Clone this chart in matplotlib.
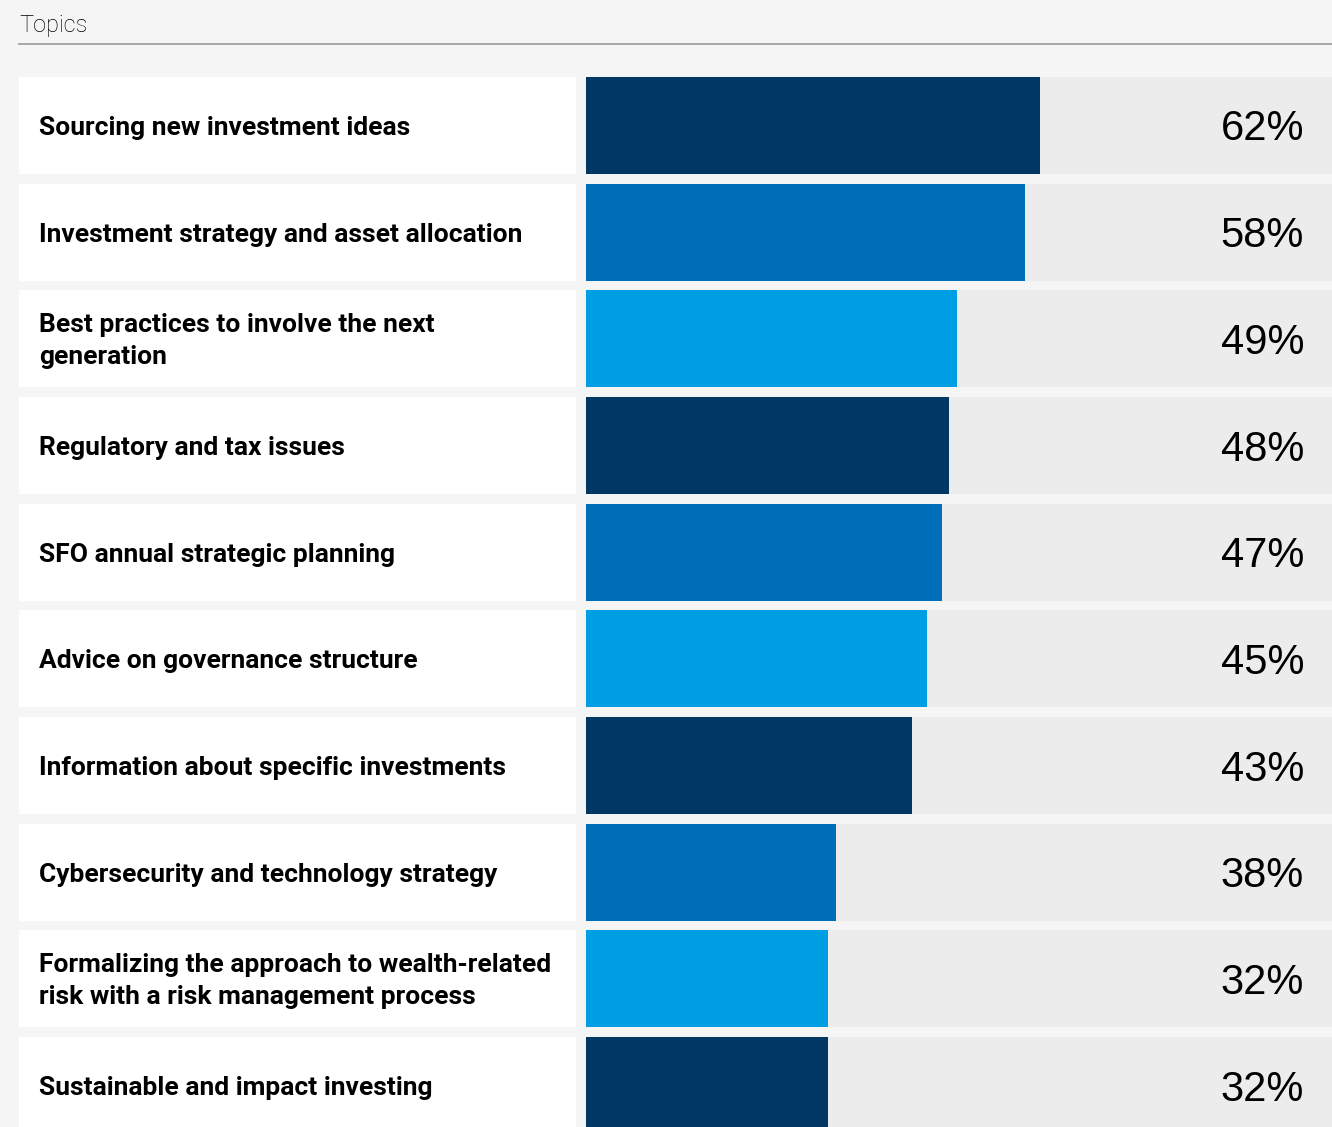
import matplotlib
matplotlib.use("Agg")
import matplotlib.pyplot as plt
from matplotlib import transforms

categories = [
    "Sourcing new investment ideas",
    "Investment strategy and asset allocation",
    "Best practices to involve the next\ngeneration",
    "Regulatory and tax issues",
    "SFO annual strategic planning",
    "Advice on governance structure",
    "Information about specific investments",
    "Cybersecurity and technology strategy",
    "Formalizing the approach to wealth-related\nrisk with a risk management process",
    "Sustainable and impact investing",
]
bar_values = [60, 58, 49, 48, 47, 45, 43, 33, 32, 32]
value_labels = ["62%", "58%", "49%", "48%", "47%", "45%", "43%", "38%", "32%", "32%"]
bar_colors = ["#003764", "#006fb9", "#009fe3"] * 4

W, H = 1332, 1127
fig = plt.figure(figsize=(W / 100, H / 100), dpi=100)
fig.patch.set_facecolor("#f5f5f5")

# geometry (pixels)
pitch = 106.67
row_top = 77.0
ax_top = row_top - (pitch - 97) / 2
y_hi = -0.5 + (H - ax_top) / pitch
bar_h = 97 / pitch

def frac_y(px):
    return 1 - px / H

# header
fig.text(19 / W, frac_y(32), "Topics", fontsize=17, family="Roboto", weight="light",
         color="#000000", va="baseline", ha="left")
fig.add_artist(plt.Line2D([19 / W, 1.0], [frac_y(44), frac_y(44)],
                          color="#9a9a9a", lw=1.2, transform=fig.transFigure))

ax_bottom = 0.0
ax_height = (H - ax_top) / H

# label axes
axl = fig.add_axes([19 / W, ax_bottom, (576 - 19) / W, ax_height])
axl.set_xlim(0, 1)
axl.set_ylim(y_hi, -0.5)
axl.barh(range(len(categories)), [1] * len(categories), height=bar_h, left=0,
         color="white")
cap_px = 19.0
line_px = 32.0
for i, c in enumerate(categories):
    lines = c.split("\n")
    n = len(lines)
    for k, ln in enumerate(lines):
        dy = (cap_px / 2 + (k - (n - 1) / 2) * line_px) / pitch
        axl.text(20 / 557, i + dy, ln, fontsize=19, weight="bold", family="Roboto",
                 va="baseline", ha="left", color="#000000")
axl.axis("off")

# bar axes
scale_px = 757.0  # pixels per 100%
axb = fig.add_axes([586 / W, ax_bottom, (W - 586) / W, ax_height])
axb.set_xlim(0, (W - 586) / scale_px * 100)
axb.set_ylim(y_hi, -0.5)
axb.barh(range(len(categories)), [200] * len(categories), height=bar_h,
         color="#ececec")
axb.barh(range(len(categories)), bar_values, height=bar_h, color=bar_colors)
for i, lab in enumerate(value_labels):
    axb.text((1304 - 586) / (W - 586), i + 15 / pitch, lab,
             transform=axb.get_yaxis_transform(),
             fontsize=30, family="Liberation Sans", va="baseline", ha="right",
             color="#000000")
axb.axis("off")

fig.savefig("out.png", dpi=100, facecolor=fig.get_facecolor())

______

Restate the material word for word from its first line through the line containing "ax_height = (H - ax_top) / H", both included; the pictures do not belong in it.

RESPONSE TO THIS TASK
Clone this chart in matplotlib.
import matplotlib
matplotlib.use("Agg")
import matplotlib.pyplot as plt
from matplotlib import transforms

categories = [
    "Sourcing new investment ideas",
    "Investment strategy and asset allocation",
    "Best practices to involve the next\ngeneration",
    "Regulatory and tax issues",
    "SFO annual strategic planning",
    "Advice on governance structure",
    "Information about specific investments",
    "Cybersecurity and technology strategy",
    "Formalizing the approach to wealth-related\nrisk with a risk management process",
    "Sustainable and impact investing",
]
bar_values = [60, 58, 49, 48, 47, 45, 43, 33, 32, 32]
value_labels = ["62%", "58%", "49%", "48%", "47%", "45%", "43%", "38%", "32%", "32%"]
bar_colors = ["#003764", "#006fb9", "#009fe3"] * 4

W, H = 1332, 1127
fig = plt.figure(figsize=(W / 100, H / 100), dpi=100)
fig.patch.set_facecolor("#f5f5f5")

# geometry (pixels)
pitch = 106.67
row_top = 77.0
ax_top = row_top - (pitch - 97) / 2
y_hi = -0.5 + (H - ax_top) / pitch
bar_h = 97 / pitch

def frac_y(px):
    return 1 - px / H

# header
fig.text(19 / W, frac_y(32), "Topics", fontsize=17, family="Roboto", weight="light",
         color="#000000", va="baseline", ha="left")
fig.add_artist(plt.Line2D([19 / W, 1.0], [frac_y(44), frac_y(44)],
                          color="#9a9a9a", lw=1.2, transform=fig.transFigure))

ax_bottom = 0.0
ax_height = (H - ax_top) / H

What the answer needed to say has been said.